◆ **Short exercise**
Pull every line containing "with" out of the material below.

◆ **Supplied material**
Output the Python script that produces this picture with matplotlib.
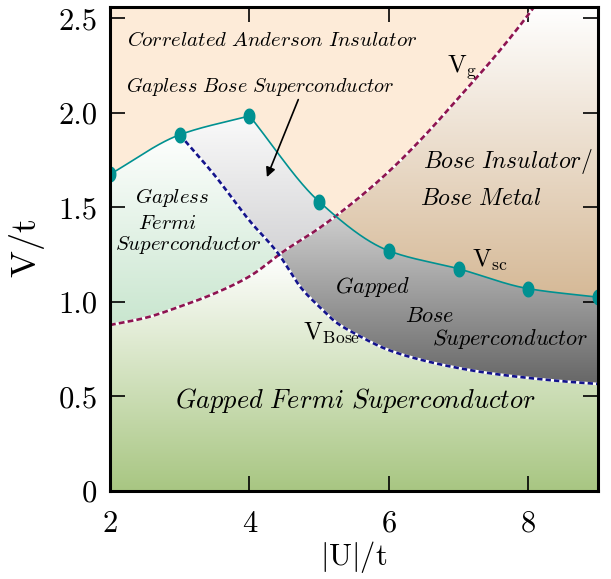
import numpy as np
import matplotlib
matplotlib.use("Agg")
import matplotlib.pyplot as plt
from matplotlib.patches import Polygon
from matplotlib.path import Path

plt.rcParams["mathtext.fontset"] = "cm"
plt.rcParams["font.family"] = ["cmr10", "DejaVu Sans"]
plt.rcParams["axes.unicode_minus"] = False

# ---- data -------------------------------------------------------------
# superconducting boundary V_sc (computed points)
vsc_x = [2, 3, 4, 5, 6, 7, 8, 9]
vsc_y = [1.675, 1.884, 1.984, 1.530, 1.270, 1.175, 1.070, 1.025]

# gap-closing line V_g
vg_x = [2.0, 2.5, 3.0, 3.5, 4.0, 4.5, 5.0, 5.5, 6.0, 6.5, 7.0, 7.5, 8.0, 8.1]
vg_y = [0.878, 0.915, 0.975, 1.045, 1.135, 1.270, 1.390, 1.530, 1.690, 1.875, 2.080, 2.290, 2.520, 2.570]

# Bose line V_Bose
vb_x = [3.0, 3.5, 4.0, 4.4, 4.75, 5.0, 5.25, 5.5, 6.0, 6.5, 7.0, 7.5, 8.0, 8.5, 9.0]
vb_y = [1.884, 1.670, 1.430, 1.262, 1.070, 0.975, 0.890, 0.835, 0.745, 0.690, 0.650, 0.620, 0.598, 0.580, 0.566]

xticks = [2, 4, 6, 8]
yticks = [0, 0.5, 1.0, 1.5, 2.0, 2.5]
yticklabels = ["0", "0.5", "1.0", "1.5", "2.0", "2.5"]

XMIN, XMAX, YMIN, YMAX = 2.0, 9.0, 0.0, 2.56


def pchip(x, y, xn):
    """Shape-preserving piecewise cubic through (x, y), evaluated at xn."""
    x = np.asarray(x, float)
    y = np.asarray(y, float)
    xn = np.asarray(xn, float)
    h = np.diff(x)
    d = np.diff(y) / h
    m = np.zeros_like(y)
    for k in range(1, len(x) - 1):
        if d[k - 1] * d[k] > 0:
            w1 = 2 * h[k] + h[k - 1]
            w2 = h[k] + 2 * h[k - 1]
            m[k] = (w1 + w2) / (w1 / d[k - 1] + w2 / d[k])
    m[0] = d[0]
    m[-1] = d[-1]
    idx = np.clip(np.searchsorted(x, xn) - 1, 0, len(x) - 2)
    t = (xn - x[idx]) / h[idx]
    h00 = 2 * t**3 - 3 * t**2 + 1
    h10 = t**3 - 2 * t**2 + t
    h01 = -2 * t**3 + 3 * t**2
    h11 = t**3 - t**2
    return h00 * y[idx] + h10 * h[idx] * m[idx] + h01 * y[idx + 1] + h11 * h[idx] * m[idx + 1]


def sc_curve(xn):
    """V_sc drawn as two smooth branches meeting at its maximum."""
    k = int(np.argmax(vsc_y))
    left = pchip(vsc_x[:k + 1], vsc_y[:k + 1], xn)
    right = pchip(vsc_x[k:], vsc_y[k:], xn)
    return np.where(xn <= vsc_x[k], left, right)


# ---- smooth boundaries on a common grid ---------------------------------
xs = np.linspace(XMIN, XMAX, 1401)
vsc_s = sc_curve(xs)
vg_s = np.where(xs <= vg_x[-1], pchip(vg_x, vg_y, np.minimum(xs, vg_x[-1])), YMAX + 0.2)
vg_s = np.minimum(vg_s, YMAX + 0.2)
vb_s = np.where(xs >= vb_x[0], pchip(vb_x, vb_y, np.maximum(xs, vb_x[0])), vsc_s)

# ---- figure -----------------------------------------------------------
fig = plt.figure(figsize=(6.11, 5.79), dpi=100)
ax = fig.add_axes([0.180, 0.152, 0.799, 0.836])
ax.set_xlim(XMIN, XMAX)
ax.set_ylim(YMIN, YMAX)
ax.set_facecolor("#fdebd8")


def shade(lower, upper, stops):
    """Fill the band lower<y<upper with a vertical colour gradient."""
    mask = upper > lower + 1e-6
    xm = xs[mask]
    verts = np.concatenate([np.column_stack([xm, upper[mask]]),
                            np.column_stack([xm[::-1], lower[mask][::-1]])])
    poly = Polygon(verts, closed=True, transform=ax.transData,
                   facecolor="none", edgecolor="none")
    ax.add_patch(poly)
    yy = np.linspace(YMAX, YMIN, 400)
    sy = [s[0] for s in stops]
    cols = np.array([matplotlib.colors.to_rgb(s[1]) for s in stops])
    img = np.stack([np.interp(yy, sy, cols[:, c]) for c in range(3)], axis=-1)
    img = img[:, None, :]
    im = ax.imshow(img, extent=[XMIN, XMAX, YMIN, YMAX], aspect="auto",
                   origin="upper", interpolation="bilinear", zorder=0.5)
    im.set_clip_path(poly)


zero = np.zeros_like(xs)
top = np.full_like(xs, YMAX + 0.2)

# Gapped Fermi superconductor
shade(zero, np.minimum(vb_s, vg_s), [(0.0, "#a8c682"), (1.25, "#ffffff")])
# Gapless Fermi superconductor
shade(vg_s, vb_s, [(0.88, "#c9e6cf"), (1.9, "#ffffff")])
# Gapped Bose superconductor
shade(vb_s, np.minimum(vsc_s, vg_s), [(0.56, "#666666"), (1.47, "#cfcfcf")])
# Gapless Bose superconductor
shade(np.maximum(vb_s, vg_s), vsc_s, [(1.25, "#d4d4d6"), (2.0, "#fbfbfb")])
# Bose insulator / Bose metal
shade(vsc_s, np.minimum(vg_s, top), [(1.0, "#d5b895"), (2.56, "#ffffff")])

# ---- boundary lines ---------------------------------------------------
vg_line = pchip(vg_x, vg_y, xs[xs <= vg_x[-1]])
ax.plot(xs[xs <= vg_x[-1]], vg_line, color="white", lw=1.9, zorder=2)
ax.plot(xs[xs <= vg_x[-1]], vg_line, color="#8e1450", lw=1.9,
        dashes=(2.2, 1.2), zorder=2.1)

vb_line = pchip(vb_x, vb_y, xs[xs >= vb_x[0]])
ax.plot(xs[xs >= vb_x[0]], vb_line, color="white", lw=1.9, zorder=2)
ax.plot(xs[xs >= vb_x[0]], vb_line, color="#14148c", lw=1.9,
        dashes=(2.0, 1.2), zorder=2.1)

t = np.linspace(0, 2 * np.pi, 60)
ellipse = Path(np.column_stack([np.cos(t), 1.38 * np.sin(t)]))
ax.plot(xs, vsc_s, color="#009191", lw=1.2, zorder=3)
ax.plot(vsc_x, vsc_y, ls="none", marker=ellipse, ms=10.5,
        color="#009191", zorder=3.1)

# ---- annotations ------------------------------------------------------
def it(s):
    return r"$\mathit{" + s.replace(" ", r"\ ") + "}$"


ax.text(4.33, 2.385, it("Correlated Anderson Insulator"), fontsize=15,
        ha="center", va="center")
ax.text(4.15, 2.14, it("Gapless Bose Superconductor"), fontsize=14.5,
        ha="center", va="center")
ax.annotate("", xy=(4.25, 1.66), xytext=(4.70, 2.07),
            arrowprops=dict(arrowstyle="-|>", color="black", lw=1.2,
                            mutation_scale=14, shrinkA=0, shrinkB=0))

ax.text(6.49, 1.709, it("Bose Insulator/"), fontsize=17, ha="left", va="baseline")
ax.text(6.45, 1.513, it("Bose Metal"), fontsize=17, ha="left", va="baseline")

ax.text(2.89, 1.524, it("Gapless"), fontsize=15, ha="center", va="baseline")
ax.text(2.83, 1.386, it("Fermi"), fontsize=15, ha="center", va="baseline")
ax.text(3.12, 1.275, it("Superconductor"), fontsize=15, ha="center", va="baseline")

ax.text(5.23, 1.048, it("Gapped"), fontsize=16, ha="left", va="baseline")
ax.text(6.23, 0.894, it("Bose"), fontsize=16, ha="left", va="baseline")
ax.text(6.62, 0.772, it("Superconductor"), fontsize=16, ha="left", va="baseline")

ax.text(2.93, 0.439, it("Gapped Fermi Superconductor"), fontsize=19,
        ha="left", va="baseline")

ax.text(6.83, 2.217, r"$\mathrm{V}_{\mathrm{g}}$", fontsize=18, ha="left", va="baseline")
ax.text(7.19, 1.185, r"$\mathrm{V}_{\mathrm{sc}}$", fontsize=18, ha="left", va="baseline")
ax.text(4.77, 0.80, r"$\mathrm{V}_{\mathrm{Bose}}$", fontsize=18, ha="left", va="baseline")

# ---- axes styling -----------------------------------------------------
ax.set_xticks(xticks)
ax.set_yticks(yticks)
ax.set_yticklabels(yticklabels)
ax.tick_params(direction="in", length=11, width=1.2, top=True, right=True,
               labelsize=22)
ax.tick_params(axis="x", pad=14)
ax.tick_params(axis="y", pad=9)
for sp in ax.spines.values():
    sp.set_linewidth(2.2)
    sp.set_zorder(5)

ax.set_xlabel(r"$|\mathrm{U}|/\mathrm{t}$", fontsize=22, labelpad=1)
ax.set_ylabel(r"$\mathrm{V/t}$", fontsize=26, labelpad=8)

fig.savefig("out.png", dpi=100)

◆ **Complete answer**
Output the Python script that produces this picture with matplotlib.
    """Fill the band lower<y<upper with a vertical colour gradient."""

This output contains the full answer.